# What the task asks
Give the data below again exactly as written, without its pictures.

# Data excerpt
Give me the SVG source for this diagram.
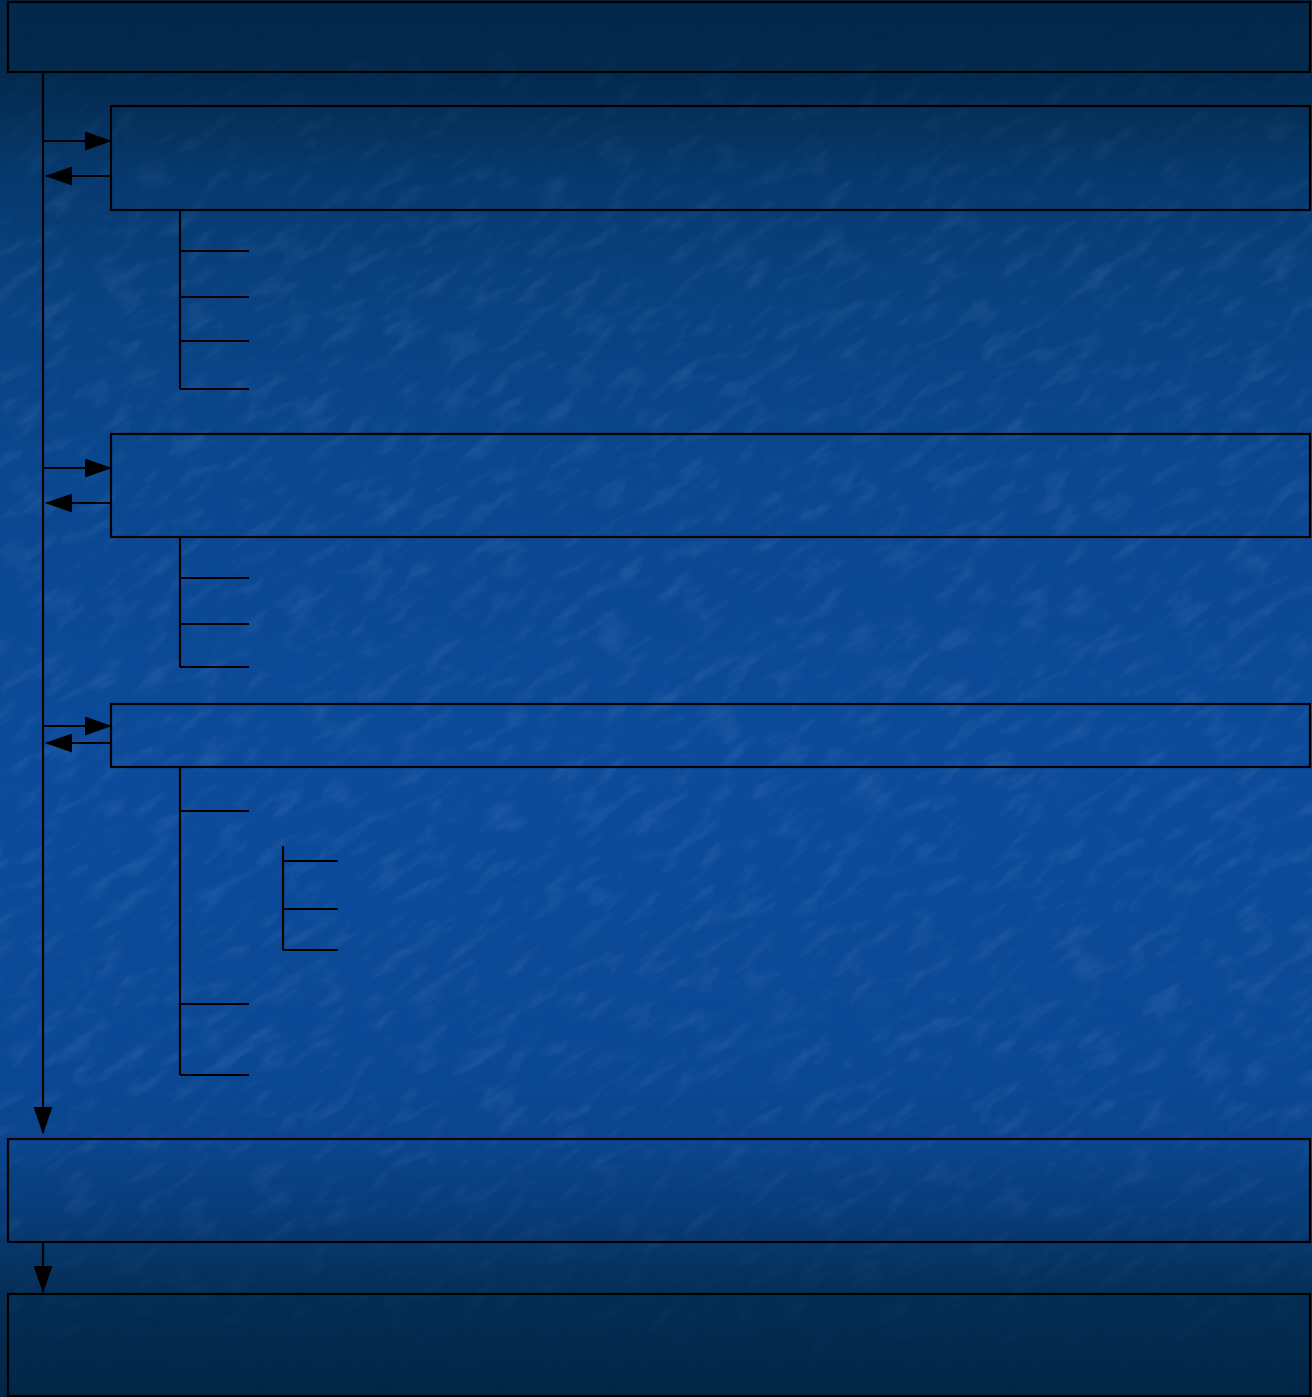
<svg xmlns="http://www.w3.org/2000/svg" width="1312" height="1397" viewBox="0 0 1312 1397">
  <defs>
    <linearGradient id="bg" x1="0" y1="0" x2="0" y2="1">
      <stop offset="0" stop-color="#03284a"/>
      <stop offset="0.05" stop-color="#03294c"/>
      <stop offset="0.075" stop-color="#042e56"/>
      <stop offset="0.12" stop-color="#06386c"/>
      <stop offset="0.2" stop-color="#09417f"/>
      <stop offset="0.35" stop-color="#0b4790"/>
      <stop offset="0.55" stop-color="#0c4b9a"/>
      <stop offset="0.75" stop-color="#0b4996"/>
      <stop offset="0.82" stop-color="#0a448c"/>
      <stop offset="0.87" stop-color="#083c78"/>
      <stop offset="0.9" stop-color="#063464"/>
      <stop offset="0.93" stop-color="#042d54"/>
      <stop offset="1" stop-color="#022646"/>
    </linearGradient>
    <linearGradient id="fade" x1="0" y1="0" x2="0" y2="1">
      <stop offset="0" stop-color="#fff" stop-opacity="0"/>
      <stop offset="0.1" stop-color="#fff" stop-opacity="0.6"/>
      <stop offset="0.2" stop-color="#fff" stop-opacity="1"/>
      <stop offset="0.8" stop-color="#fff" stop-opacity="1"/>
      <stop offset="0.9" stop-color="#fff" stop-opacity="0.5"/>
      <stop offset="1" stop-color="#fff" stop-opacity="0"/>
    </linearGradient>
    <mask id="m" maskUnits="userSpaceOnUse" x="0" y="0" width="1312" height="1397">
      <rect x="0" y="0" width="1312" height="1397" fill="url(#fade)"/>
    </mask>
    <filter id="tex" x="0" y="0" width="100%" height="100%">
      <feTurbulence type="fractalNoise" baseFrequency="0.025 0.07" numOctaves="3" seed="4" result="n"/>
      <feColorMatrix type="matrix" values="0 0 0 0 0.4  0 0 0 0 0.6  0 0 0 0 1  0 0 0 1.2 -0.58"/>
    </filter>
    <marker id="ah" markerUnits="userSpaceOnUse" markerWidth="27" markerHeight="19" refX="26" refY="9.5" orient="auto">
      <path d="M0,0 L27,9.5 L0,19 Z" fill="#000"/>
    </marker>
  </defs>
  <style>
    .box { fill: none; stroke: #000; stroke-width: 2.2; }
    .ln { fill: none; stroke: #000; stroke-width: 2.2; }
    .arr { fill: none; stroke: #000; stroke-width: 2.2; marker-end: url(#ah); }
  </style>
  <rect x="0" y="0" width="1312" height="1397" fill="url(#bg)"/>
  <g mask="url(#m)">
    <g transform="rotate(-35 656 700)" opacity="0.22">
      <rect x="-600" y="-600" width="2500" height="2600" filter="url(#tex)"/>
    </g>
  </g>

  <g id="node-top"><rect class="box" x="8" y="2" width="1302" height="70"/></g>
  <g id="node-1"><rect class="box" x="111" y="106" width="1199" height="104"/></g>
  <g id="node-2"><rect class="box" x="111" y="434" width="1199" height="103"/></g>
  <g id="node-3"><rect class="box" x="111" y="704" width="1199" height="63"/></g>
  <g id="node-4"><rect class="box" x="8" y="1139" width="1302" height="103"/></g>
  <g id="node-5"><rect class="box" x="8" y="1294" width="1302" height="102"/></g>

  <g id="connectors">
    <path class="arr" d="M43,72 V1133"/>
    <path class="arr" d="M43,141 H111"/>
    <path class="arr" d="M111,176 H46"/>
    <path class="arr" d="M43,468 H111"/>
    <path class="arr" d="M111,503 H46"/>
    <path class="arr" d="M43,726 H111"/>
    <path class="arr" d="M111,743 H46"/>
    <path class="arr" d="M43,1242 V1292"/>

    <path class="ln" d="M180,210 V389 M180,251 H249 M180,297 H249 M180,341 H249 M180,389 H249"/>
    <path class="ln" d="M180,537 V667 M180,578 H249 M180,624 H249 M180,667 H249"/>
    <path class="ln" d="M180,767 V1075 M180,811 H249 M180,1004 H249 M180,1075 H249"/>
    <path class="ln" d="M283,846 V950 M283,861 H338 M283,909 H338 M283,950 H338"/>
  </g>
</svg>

# Completed task
Give me the SVG source for this diagram.
<svg xmlns="http://www.w3.org/2000/svg" width="1312" height="1397" viewBox="0 0 1312 1397">
  <defs>
    <linearGradient id="bg" x1="0" y1="0" x2="0" y2="1">
      <stop offset="0" stop-color="#03284a"/>
      <stop offset="0.05" stop-color="#03294c"/>
      <stop offset="0.075" stop-color="#042e56"/>
      <stop offset="0.12" stop-color="#06386c"/>
      <stop offset="0.2" stop-color="#09417f"/>
      <stop offset="0.35" stop-color="#0b4790"/>
      <stop offset="0.55" stop-color="#0c4b9a"/>
      <stop offset="0.75" stop-color="#0b4996"/>
      <stop offset="0.82" stop-color="#0a448c"/>
      <stop offset="0.87" stop-color="#083c78"/>
      <stop offset="0.9" stop-color="#063464"/>
      <stop offset="0.93" stop-color="#042d54"/>
      <stop offset="1" stop-color="#022646"/>
    </linearGradient>
    <linearGradient id="fade" x1="0" y1="0" x2="0" y2="1">
      <stop offset="0" stop-color="#fff" stop-opacity="0"/>
      <stop offset="0.1" stop-color="#fff" stop-opacity="0.6"/>
      <stop offset="0.2" stop-color="#fff" stop-opacity="1"/>
      <stop offset="0.8" stop-color="#fff" stop-opacity="1"/>
      <stop offset="0.9" stop-color="#fff" stop-opacity="0.5"/>
      <stop offset="1" stop-color="#fff" stop-opacity="0"/>
    </linearGradient>
    <mask id="m" maskUnits="userSpaceOnUse" x="0" y="0" width="1312" height="1397">
      <rect x="0" y="0" width="1312" height="1397" fill="url(#fade)"/>
    </mask>
    <filter id="tex" x="0" y="0" width="100%" height="100%">
      <feTurbulence type="fractalNoise" baseFrequency="0.025 0.07" numOctaves="3" seed="4" result="n"/>
      <feColorMatrix type="matrix" values="0 0 0 0 0.4  0 0 0 0 0.6  0 0 0 0 1  0 0 0 1.2 -0.58"/>
    </filter>
    <marker id="ah" markerUnits="userSpaceOnUse" markerWidth="27" markerHeight="19" refX="26" refY="9.5" orient="auto">
      <path d="M0,0 L27,9.5 L0,19 Z" fill="#000"/>
    </marker>
  </defs>
  <style>
    .box { fill: none; stroke: #000; stroke-width: 2.2; }
    .ln { fill: none; stroke: #000; stroke-width: 2.2; }
    .arr { fill: none; stroke: #000; stroke-width: 2.2; marker-end: url(#ah); }
  </style>
  <rect x="0" y="0" width="1312" height="1397" fill="url(#bg)"/>
  <g mask="url(#m)">
    <g transform="rotate(-35 656 700)" opacity="0.22">
      <rect x="-600" y="-600" width="2500" height="2600" filter="url(#tex)"/>
    </g>
  </g>

  <g id="node-top"><rect class="box" x="8" y="2" width="1302" height="70"/></g>
  <g id="node-1"><rect class="box" x="111" y="106" width="1199" height="104"/></g>
  <g id="node-2"><rect class="box" x="111" y="434" width="1199" height="103"/></g>
  <g id="node-3"><rect class="box" x="111" y="704" width="1199" height="63"/></g>
  <g id="node-4"><rect class="box" x="8" y="1139" width="1302" height="103"/></g>
  <g id="node-5"><rect class="box" x="8" y="1294" width="1302" height="102"/></g>

  <g id="connectors">
    <path class="arr" d="M43,72 V1133"/>
    <path class="arr" d="M43,141 H111"/>
    <path class="arr" d="M111,176 H46"/>
    <path class="arr" d="M43,468 H111"/>
    <path class="arr" d="M111,503 H46"/>
    <path class="arr" d="M43,726 H111"/>
    <path class="arr" d="M111,743 H46"/>
    <path class="arr" d="M43,1242 V1292"/>

    <path class="ln" d="M180,210 V389 M180,251 H249 M180,297 H249 M180,341 H249 M180,389 H249"/>
    <path class="ln" d="M180,537 V667 M180,578 H249 M180,624 H249 M180,667 H249"/>
    <path class="ln" d="M180,767 V1075 M180,811 H249 M180,1004 H249 M180,1075 H249"/>
    <path class="ln" d="M283,846 V950 M283,861 H338 M283,909 H338 M283,950 H338"/>
  </g>
</svg>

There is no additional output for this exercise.